Data extract
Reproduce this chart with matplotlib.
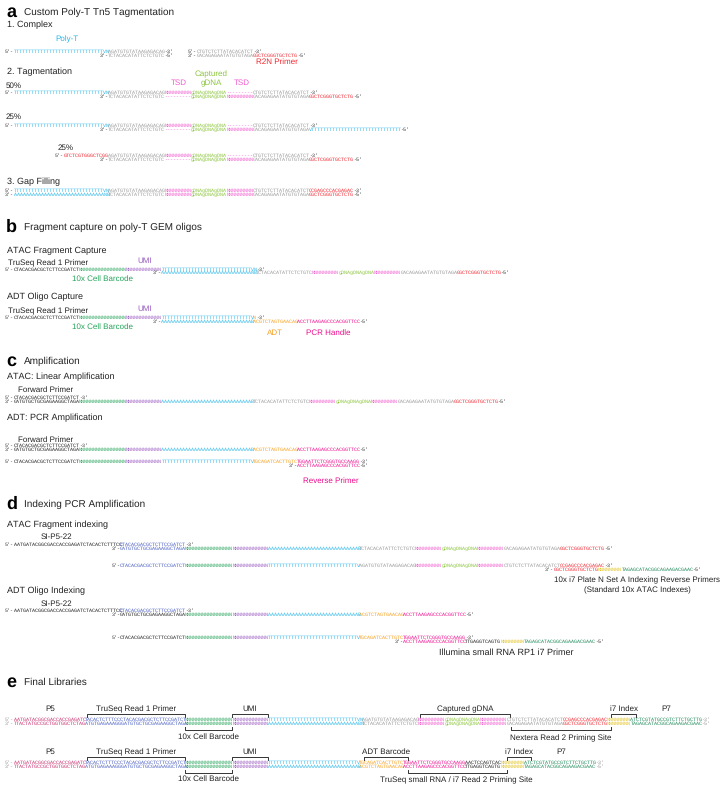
import matplotlib.pyplot as plt

plt.rcParams["text.hinting"] = "no_hinting"
plt.rcParams["text.hinting_factor"] = 1

# sequence pieces used in the schematic
T30 = "T" * 30
A30 = "A" * 30
ME = "AGATGTGTATAAGAGACAG"
ME_C = "TCTACACATATTCTCTGTC"
ME_RC = "CTGTCTCTTATACACATCT"
ME_RC_C = "GACAGAGAATATGTGTAGA"
R2N = "GGCTCGGGTGCTCTG"
R2N_C = "CCGAGCCCACGAGAC"
R2N_FWD = "GTCTCGTGGGCTCGG"
TSD = "N" * 9
GDNA = "gDNAgDNAgDNA"
GAP = "-" * 9
BC = "N" * 16
UMI = "N" * 12
R1 = "CTACACGACGCTCTTCCGATCT"
R1_C = "GATGTGCTGCGAGAAGGCTAGA"
SI_P5 = "AATGATACGGCGACCACCGAGATCTACACTCTTTCC"
ADT = "ACGTCTAGTGAACAG"
ADT_C = "TGCAGATCACTTGTC"
HANDLE = "ACCTTAAGAGCCCACGGTTCC"
HANDLE_C = "TGGAATTCTCGGGTGCCAAGG"
RP1 = "AACTCCAGTCAC"
RP1_C = "TTGAGGTCAGTG"
I7 = "N" * 8
P7 = "ATCTCGTATGCCGTCTTCTGCTTG"
P7_C = "TAGAGCATACGGCAGAAGACGAAC"
P5 = "AATGATACGGCGACCACCGAGATC"
P5_C = "TTACTATGCCGCTGGTGGCTCTAG"
R1_FULL = "TACACTCTTTCCCTACACGACGCTCTTCCGATCT"
R1_FULL_C = "ATGTGAGAAAGGGATGTGCTGCGAGAAGGCTAGA"

# colours
C_END = "#333333"
C_GRAY = "#9a9a9a"
C_CYAN = "#29b6e8"
C_RED = "#f2262f"
C_TSD = "#f25ccf"
C_GDNA = "#8cc63f"
C_BC = "#25a55a"
C_UMI = "#9a5cc0"
C_ADT = "#f7a021"
C_HANDLE = "#ec0b8c"
C_BLUE = "#4a5fc4"
C_P5 = "#c8306e"
C_I7 = "#e0c21c"
C_P7 = "#1f8a5a"
C_BLK = "#222222"

CW = 2.95          # px per sequence character
X0 = 5
SANS = "Liberation Sans"
MONO = "Liberation Mono"

fig = plt.figure(figsize=(7.28, 7.88), dpi=100)
ax = fig.add_axes([0, 0, 1, 1])
ax.set_xlim(0, 728)
ax.set_ylim(788, 0)
ax.axis("off")

# calibrate the monospace size so one character is CW pixels wide
probe = ax.text(0, 0, "N" * 200, fontsize=10, family=MONO)
fig.canvas.draw()
SEQ_FS = 10 * CW / (probe.get_window_extent().width / 200)
probe.remove()


def strand(col, y, parts):
    x = X0 + col * CW
    for s, c in parts:
        ax.text(x, y, s, color=c, fontsize=SEQ_FS, family=MONO,
                ha="left", va="center")
        x += len(s) * CW


def label(x, y, s, size=6, color="#222222", ha="left", weight="normal"):
    ax.text(x, y, s, fontsize=size, color=color, ha=ha, va="center",
            family=SANS, fontweight=weight)


def panel(y, letter, title):
    label(6, y, letter, size=13, weight="bold", color="black")
    label(24, y, title, size=7)


def bracket(x0, x1, y, up):
    d = 3 if up else -3
    ax.plot([x0, x0, x1, x1], [y + d, y, y, y + d], color="#333333", lw=0.7)


# ---------------- a ----------------
panel(12, "a", "Custom Poly-T Tn5 Tagmentation")
label(7, 25, "1. Complex", size=6.8)
label(67, 39, "Poly-T", size=6, color=C_CYAN, ha="center")
strand(0, 52, [("5'-", C_END), (T30 + "VN", C_CYAN), (ME, C_GRAY), ("-3'", C_END)])
strand(32, 56, [("3'-", C_END), (ME_C, C_GRAY), ("-5'", C_END)])
strand(62, 52, [("5'-", C_END), (ME_RC, C_GRAY), ("-3'", C_END)])
strand(62, 56, [("3'-", C_END), (ME_RC_C, C_GRAY), (R2N, C_RED), ("-5'", C_END)])
label(277, 62, "R2N Primer", size=6, color=C_RED, ha="center")

label(7, 72, "2. Tagmentation", size=6.8)
label(211, 74, "Captured", size=6, color=C_GDNA, ha="center")
label(211, 83, "gDNA", size=6, color=C_GDNA, ha="center")
label(179, 83, "TSD", size=6, color=C_TSD, ha="center")
label(242, 83, "TSD", size=6, color=C_TSD, ha="center")

top_frag = [(ME, C_GRAY), (TSD, C_TSD), (GDNA, C_GDNA), (GAP, C_TSD),
            (ME_RC, C_GRAY), ("-3'", C_END)]
bot_frag = [("3'-", C_END), (ME_C, C_GRAY), (GAP, C_TSD), (GDNA, C_GDNA),
            (TSD, C_TSD), (ME_RC_C, C_GRAY)]

label(6, 86, "50%", size=6)
strand(0, 93, [("5'-", C_END), (T30 + "VN", C_CYAN)] + top_frag)
strand(32, 97, bot_frag + [(R2N, C_RED), ("-5'", C_END)])

label(6, 117, "25%", size=6)
strand(0, 126, [("5'-", C_END), (T30 + "VN", C_CYAN)] + top_frag)
strand(32, 130, bot_frag + [("V" + T30, C_CYAN), ("-5'", C_END)])

label(58, 148, "25%", size=6)
strand(17, 156, [("5'-", C_END), (R2N_FWD, C_RED)] + top_frag)
strand(32, 160, bot_frag + [(R2N, C_RED), ("-5'", C_END)])

label(7, 182, "3. Gap Filling", size=6.8)
strand(0, 191, [("5'-", C_END), (T30 + "VN", C_CYAN), (ME, C_GRAY), (TSD, C_TSD),
                (GDNA, C_GDNA), (TSD, C_TSD), (ME_RC, C_GRAY), (R2N_C, C_RED),
                ("-3'", C_END)])
strand(0, 195, [("3'-", C_END), (A30 + "NB", C_CYAN), (ME_C, C_GRAY), (TSD, C_TSD),
                (GDNA, C_GDNA), (TSD, C_TSD), (ME_RC_C, C_GRAY), (R2N, C_RED),
                ("-5'", C_END)])

# ---------------- b ----------------
panel(227, "b", "Fragment capture on poly-T GEM oligos")
label(7, 251, "ATAC Fragment Capture", size=6.8)
label(8, 263.5, "TruSeq Read 1 Primer", size=6)
label(145, 261, "UMI", size=6, color=C_UMI, ha="center")
strand(0, 269.5, [("5'-", C_END), (R1, C_BLK), (BC, C_BC), (UMI, C_UMI),
                  (T30 + "VN", C_CYAN), ("-3'", C_END)])
strand(50, 273, [("3'-", C_END), (A30 + "NB", C_CYAN), (ME_C, C_GRAY), (TSD, C_TSD),
                 (GDNA, C_GDNA), (TSD, C_TSD), (ME_RC_C, C_GRAY), (R2N, C_RED),
                 ("-5'", C_END)])
label(102, 279, "10x Cell Barcode", size=6, color=C_BC, ha="center")

label(7, 297, "ADT Oligo Capture", size=6.8)
label(8, 311, "TruSeq Read 1 Primer", size=6)
label(145, 309, "UMI", size=6, color=C_UMI, ha="center")
strand(0, 318, [("5'-", C_END), (R1, C_BLK), (BC, C_BC), (UMI, C_UMI),
                (T30 + "V", C_CYAN), ("N", C_ADT), ("-3'", C_END)])
strand(50, 321.5, [("3'-", C_END), (A30 + "B", C_CYAN), (ADT, C_ADT),
                   (HANDLE, C_HANDLE), ("-5'", C_END)])
label(102, 327, "10x Cell Barcode", size=6, color=C_BC, ha="center")
label(275, 333, "ADT", size=6, color=C_ADT, ha="center")
label(328, 333, "PCR Handle", size=6, color=C_HANDLE, ha="center")

# ---------------- c ----------------
panel(361, "c", "Amplification")
label(7, 377, "ATAC: Linear Amplification", size=6.8)
label(18, 390, "Forward Primer", size=6)
strand(0, 398, [("5'-", C_END), (R1, C_BLK), ("-3'", C_END)])
strand(0, 402, [("3'-", C_END), (R1_C, C_BLK), (BC, C_BC), (UMI, C_UMI),
                (A30 + "B", C_CYAN), (ME_C, C_GRAY), (TSD, C_TSD), (GDNA, C_GDNA),
                (TSD, C_TSD), (ME_RC_C, C_GRAY), (R2N, C_RED), ("-5'", C_END)])

label(7, 418, "ADT: PCR Amplification", size=6.8)
label(18, 440, "Forward Primer", size=6)
strand(0, 446, [("5'-", C_END), (R1, C_BLK), ("-3'", C_END)])
strand(0, 450, [("3'-", C_END), (R1_C, C_BLK), (BC, C_BC), (UMI, C_UMI),
                (A30 + "B", C_CYAN), (ADT, C_ADT), (HANDLE, C_HANDLE), ("-5'", C_END)])
strand(0, 462, [("5'-", C_END), (R1, C_BLK), (BC, C_BC), (UMI, C_UMI),
                (T30 + "V", C_CYAN), (ADT_C, C_ADT), (HANDLE_C, C_HANDLE),
                ("-3'", C_END)])
strand(96, 466, [("3'-", C_END), (HANDLE, C_HANDLE), ("-5'", C_END)])
label(331, 481, "Reverse Primer", size=6, color=C_HANDLE, ha="center")

# ---------------- d ----------------
panel(504, "d", "Indexing PCR Amplification")
label(7, 525, "ATAC Fragment indexing", size=6.8)
label(56, 537, "SI-P5-22", size=6, ha="center")
strand(0, 545, [("5'-", C_END), (SI_P5, C_BLK), (R1, C_BLUE), ("-3'", C_END)])
strand(36, 549, [("3'-", C_END), (R1_C, C_BLUE), (BC, C_BC), (UMI, C_UMI),
                 (A30 + "B", C_CYAN), (ME_C, C_GRAY), (TSD, C_TSD), (GDNA, C_GDNA),
                 (TSD, C_TSD), (ME_RC_C, C_GRAY), (R2N, C_RED), ("-5'", C_END)])
strand(36, 566, [("5'-", C_END), (R1, C_BLUE), (BC, C_BC), (UMI, C_UMI),
                 (T30 + "V", C_CYAN), (ME, C_GRAY), (TSD, C_TSD), (GDNA, C_GDNA),
                 (TSD, C_TSD), (ME_RC, C_GRAY), (R2N_C, C_RED), ("-3'", C_END)])
strand(183, 570, [("3'-", C_END), (R2N, C_RED), (I7, C_I7), (P7_C, C_P7),
                  ("-5'", C_END)])
label(637, 580, "10x i7 Plate N Set A Indexing Reverse Primers", size=5.9, ha="center")
label(637, 590, "(Standard 10x ATAC Indexes)", size=5.9, ha="center")

label(7, 591, "ADT Oligo Indexing", size=6.8)
label(56, 604, "SI-P5-22", size=6, ha="center")
strand(0, 611, [("5'-", C_END), (SI_P5, C_BLK), (R1, C_BLUE), ("-3'", C_END)])
strand(36, 615, [("3'-", C_END), (R1_C, C_BLK), (BC, C_BC), (UMI, C_UMI),
                 (A30 + "B", C_CYAN), (ADT, C_ADT), (HANDLE, C_HANDLE), ("-5'", C_END)])
strand(36, 638, [("5'-", C_END), (R1, C_BLK), (BC, C_BC), (UMI, C_UMI),
                 (T30 + "V", C_CYAN), (ADT_C, C_ADT), (HANDLE_C, C_HANDLE),
                 ("-3'", C_END)])
strand(132, 642, [("3'-", C_END), (HANDLE, C_HANDLE), (RP1_C, C_BLK), (I7, C_I7),
                  (P7_C, C_P7), ("-5'", C_END)])
label(506, 653, "Illumina small RNA RP1 i7 Primer", size=6.3, ha="center")

# ---------------- e ----------------
panel(682, "e", "Final Libraries")

# ATAC library
strand(0, 720, [("5'-", C_GRAY), (P5, C_P5), (R1_FULL, C_BLUE), (BC, C_BC),
                (UMI, C_UMI), (T30 + "VN", C_CYAN), (ME, C_GRAY), (TSD, C_TSD),
                (GDNA, C_GDNA), (TSD, C_TSD), (ME_RC, C_GRAY), (R2N_C, C_RED),
                (I7, C_I7), (P7, C_P7), ("-3'", C_GRAY)])
strand(0, 723.5, [("3'-", C_GRAY), (P5_C, C_P5), (R1_FULL_C, C_BLUE), (BC, C_BC),
                  (UMI, C_UMI), (A30 + "BN", C_CYAN), (ME_C, C_GRAY), (TSD, C_TSD),
                  (GDNA, C_GDNA), (TSD, C_TSD), (ME_RC_C, C_GRAY), (R2N, C_RED),
                  (I7, C_I7), (P7_C, C_P7), ("-5'", C_GRAY)])
label(50, 709, "P5", size=6, ha="center")
label(136, 709, "TruSeq Read 1 Primer", size=6, ha="center")
bracket(87, 185, 714, True)
label(250, 709, "UMI", size=6, ha="center")
bracket(232, 268, 714, True)
label(465, 709, "Captured gDNA", size=6, ha="center")
bracket(420, 510, 714, True)
label(624, 709, "i7 Index", size=6, ha="center")
bracket(611, 636, 714, True)
label(666, 709, "P7", size=6, ha="center")
bracket(185, 232, 730, False)
label(208, 737, "10x Cell Barcode", size=6, ha="center")
bracket(511, 611, 730, False)
label(561, 738, "Nextera Read 2 Priming Site", size=6, ha="center")

# ADT library
strand(0, 763, [("5'-", C_GRAY), (P5, C_P5), (R1_FULL, C_BLUE), (BC, C_BC),
                (UMI, C_UMI), (T30 + "V", C_CYAN), (ADT_C, C_ADT),
                (HANDLE_C, C_HANDLE), (RP1, C_BLK), (I7, C_I7), (P7, C_P7),
                ("-3'", C_GRAY)])
strand(0, 766.5, [("3'-", C_GRAY), (P5_C, C_P5), (R1_FULL_C, C_BLUE), (BC, C_BC),
                  (UMI, C_UMI), (A30 + "B", C_CYAN), (ADT, C_ADT),
                  (HANDLE, C_HANDLE), (RP1_C, C_BLK), (I7, C_I7), (P7_C, C_P7),
                  ("-5'", C_GRAY)])
label(50, 752, "P5", size=6, ha="center")
label(136, 752, "TruSeq Read 1 Primer", size=6, ha="center")
bracket(87, 185, 757, True)
label(250, 752, "UMI", size=6, ha="center")
bracket(232, 268, 757, True)
label(386, 752, "ADT Barcode", size=6, ha="center")
bracket(364, 408, 757, True)
label(519, 752, "i7 Index", size=6, ha="center")
bracket(507, 531, 757, True)
label(561, 752, "P7", size=6, ha="center")
bracket(185, 232, 773, False)
label(208, 779, "10x Cell Barcode", size=6, ha="center")
bracket(408, 507, 773, False)
label(456, 780, "TruSeq small RNA / i7 Read 2 Priming Site", size=6, ha="center")

fig.savefig("out.png", dpi=100)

Aim
Extract all lines from the data in which "matplotlib" is found.

Exercise solution
Reproduce this chart with matplotlib.
import matplotlib.pyplot as plt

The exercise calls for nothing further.